--- start ---

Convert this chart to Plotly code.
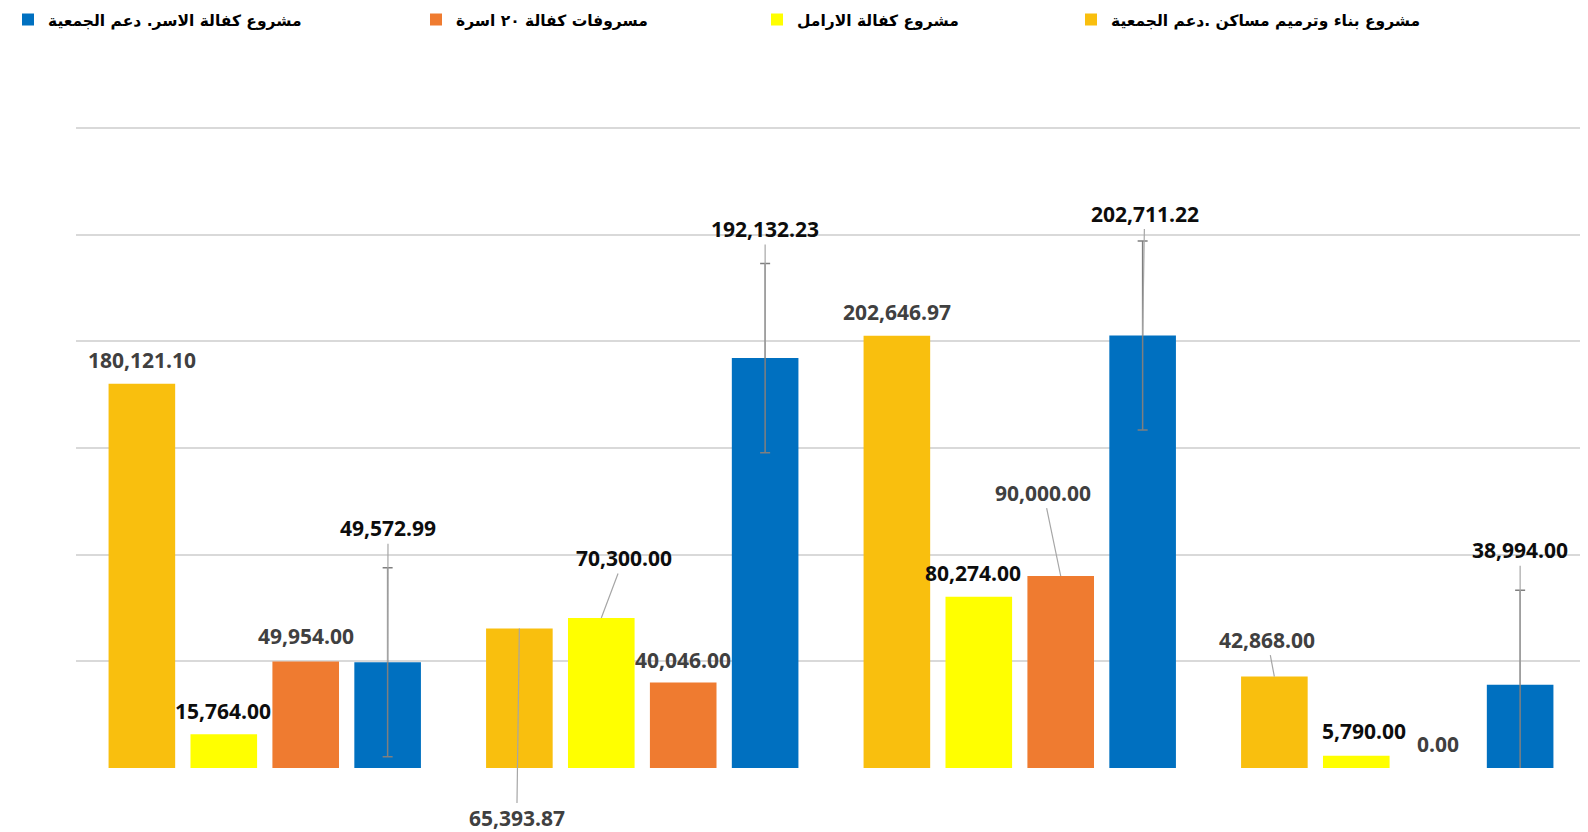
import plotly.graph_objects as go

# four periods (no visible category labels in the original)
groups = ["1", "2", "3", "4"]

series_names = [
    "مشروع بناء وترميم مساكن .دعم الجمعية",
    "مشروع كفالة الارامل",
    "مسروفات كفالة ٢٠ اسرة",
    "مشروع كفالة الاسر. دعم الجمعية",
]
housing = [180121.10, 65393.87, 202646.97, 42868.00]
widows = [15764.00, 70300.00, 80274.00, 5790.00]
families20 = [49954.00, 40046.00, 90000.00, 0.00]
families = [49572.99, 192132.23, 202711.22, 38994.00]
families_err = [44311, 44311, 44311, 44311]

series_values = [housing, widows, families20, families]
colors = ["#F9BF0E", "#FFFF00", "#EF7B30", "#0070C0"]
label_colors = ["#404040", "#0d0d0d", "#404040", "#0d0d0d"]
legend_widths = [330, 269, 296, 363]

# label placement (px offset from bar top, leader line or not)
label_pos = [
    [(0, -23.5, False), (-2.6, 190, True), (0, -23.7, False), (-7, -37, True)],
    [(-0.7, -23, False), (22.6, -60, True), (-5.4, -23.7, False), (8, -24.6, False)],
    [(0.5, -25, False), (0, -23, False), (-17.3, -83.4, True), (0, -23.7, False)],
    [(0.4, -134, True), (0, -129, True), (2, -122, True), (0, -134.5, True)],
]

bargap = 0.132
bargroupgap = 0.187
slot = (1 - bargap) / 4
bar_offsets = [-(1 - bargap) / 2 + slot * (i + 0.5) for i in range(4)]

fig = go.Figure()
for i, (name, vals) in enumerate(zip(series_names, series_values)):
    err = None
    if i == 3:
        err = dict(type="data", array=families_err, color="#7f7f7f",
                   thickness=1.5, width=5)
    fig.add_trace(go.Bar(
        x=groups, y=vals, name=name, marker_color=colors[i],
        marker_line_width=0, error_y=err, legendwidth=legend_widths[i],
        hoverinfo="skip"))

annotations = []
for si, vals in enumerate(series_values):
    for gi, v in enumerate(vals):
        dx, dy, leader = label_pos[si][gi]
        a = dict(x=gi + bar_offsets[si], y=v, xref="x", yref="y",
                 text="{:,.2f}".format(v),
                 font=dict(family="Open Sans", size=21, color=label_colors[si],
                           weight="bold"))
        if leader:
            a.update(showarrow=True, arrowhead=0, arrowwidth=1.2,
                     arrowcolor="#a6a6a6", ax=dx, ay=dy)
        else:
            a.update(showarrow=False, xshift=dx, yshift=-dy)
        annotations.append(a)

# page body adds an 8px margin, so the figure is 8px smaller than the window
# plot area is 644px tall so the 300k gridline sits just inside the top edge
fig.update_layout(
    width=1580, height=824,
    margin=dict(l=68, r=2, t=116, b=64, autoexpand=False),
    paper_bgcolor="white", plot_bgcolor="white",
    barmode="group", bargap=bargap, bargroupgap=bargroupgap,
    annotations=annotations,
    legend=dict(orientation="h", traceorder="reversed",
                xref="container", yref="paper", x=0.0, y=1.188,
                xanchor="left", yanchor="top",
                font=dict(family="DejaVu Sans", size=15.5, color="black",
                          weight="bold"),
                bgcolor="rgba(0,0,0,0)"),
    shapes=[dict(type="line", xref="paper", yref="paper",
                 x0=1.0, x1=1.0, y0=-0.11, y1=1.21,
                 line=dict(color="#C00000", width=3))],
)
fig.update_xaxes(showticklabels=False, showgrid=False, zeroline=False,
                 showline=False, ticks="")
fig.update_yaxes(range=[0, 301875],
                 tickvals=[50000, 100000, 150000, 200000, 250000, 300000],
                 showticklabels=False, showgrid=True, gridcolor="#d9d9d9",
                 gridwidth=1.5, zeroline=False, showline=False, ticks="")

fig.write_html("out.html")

--- end ---

* **The request**: Give every line above again exactly, with no pictures.

* **Response**:
Convert this chart to Plotly code.
import plotly.graph_objects as go

# four periods (no visible category labels in the original)
groups = ["1", "2", "3", "4"]

series_names = [
    "مشروع بناء وترميم مساكن .دعم الجمعية",
    "مشروع كفالة الارامل",
    "مسروفات كفالة ٢٠ اسرة",
    "مشروع كفالة الاسر. دعم الجمعية",
]
housing = [180121.10, 65393.87, 202646.97, 42868.00]
widows = [15764.00, 70300.00, 80274.00, 5790.00]
families20 = [49954.00, 40046.00, 90000.00, 0.00]
families = [49572.99, 192132.23, 202711.22, 38994.00]
families_err = [44311, 44311, 44311, 44311]

series_values = [housing, widows, families20, families]
colors = ["#F9BF0E", "#FFFF00", "#EF7B30", "#0070C0"]
label_colors = ["#404040", "#0d0d0d", "#404040", "#0d0d0d"]
legend_widths = [330, 269, 296, 363]

# label placement (px offset from bar top, leader line or not)
label_pos = [
    [(0, -23.5, False), (-2.6, 190, True), (0, -23.7, False), (-7, -37, True)],
    [(-0.7, -23, False), (22.6, -60, True), (-5.4, -23.7, False), (8, -24.6, False)],
    [(0.5, -25, False), (0, -23, False), (-17.3, -83.4, True), (0, -23.7, False)],
    [(0.4, -134, True), (0, -129, True), (2, -122, True), (0, -134.5, True)],
]

bargap = 0.132
bargroupgap = 0.187
slot = (1 - bargap) / 4
bar_offsets = [-(1 - bargap) / 2 + slot * (i + 0.5) for i in range(4)]

fig = go.Figure()
for i, (name, vals) in enumerate(zip(series_names, series_values)):
    err = None
    if i == 3:
        err = dict(type="data", array=families_err, color="#7f7f7f",
                   thickness=1.5, width=5)
    fig.add_trace(go.Bar(
        x=groups, y=vals, name=name, marker_color=colors[i],
        marker_line_width=0, error_y=err, legendwidth=legend_widths[i],
        hoverinfo="skip"))

annotations = []
for si, vals in enumerate(series_values):
    for gi, v in enumerate(vals):
        dx, dy, leader = label_pos[si][gi]
        a = dict(x=gi + bar_offsets[si], y=v, xref="x", yref="y",
                 text="{:,.2f}".format(v),
                 font=dict(family="Open Sans", size=21, color=label_colors[si],
                           weight="bold"))
        if leader:
            a.update(showarrow=True, arrowhead=0, arrowwidth=1.2,
                     arrowcolor="#a6a6a6", ax=dx, ay=dy)
        else:
            a.update(showarrow=False, xshift=dx, yshift=-dy)
        annotations.append(a)

# page body adds an 8px margin, so the figure is 8px smaller than the window
# plot area is 644px tall so the 300k gridline sits just inside the top edge
fig.update_layout(
    width=1580, height=824,
    margin=dict(l=68, r=2, t=116, b=64, autoexpand=False),
    paper_bgcolor="white", plot_bgcolor="white",
    barmode="group", bargap=bargap, bargroupgap=bargroupgap,
    annotations=annotations,
    legend=dict(orientation="h", traceorder="reversed",
                xref="container", yref="paper", x=0.0, y=1.188,
                xanchor="left", yanchor="top",
                font=dict(family="DejaVu Sans", size=15.5, color="black",
                          weight="bold"),
                bgcolor="rgba(0,0,0,0)"),
    shapes=[dict(type="line", xref="paper", yref="paper",
                 x0=1.0, x1=1.0, y0=-0.11, y1=1.21,
                 line=dict(color="#C00000", width=3))],
)
fig.update_xaxes(showticklabels=False, showgrid=False, zeroline=False,
                 showline=False, ticks="")
fig.update_yaxes(range=[0, 301875],
                 tickvals=[50000, 100000, 150000, 200000, 250000, 300000],
                 showticklabels=False, showgrid=True, gridcolor="#d9d9d9",
                 gridwidth=1.5, zeroline=False, showline=False, ticks="")

fig.write_html("out.html")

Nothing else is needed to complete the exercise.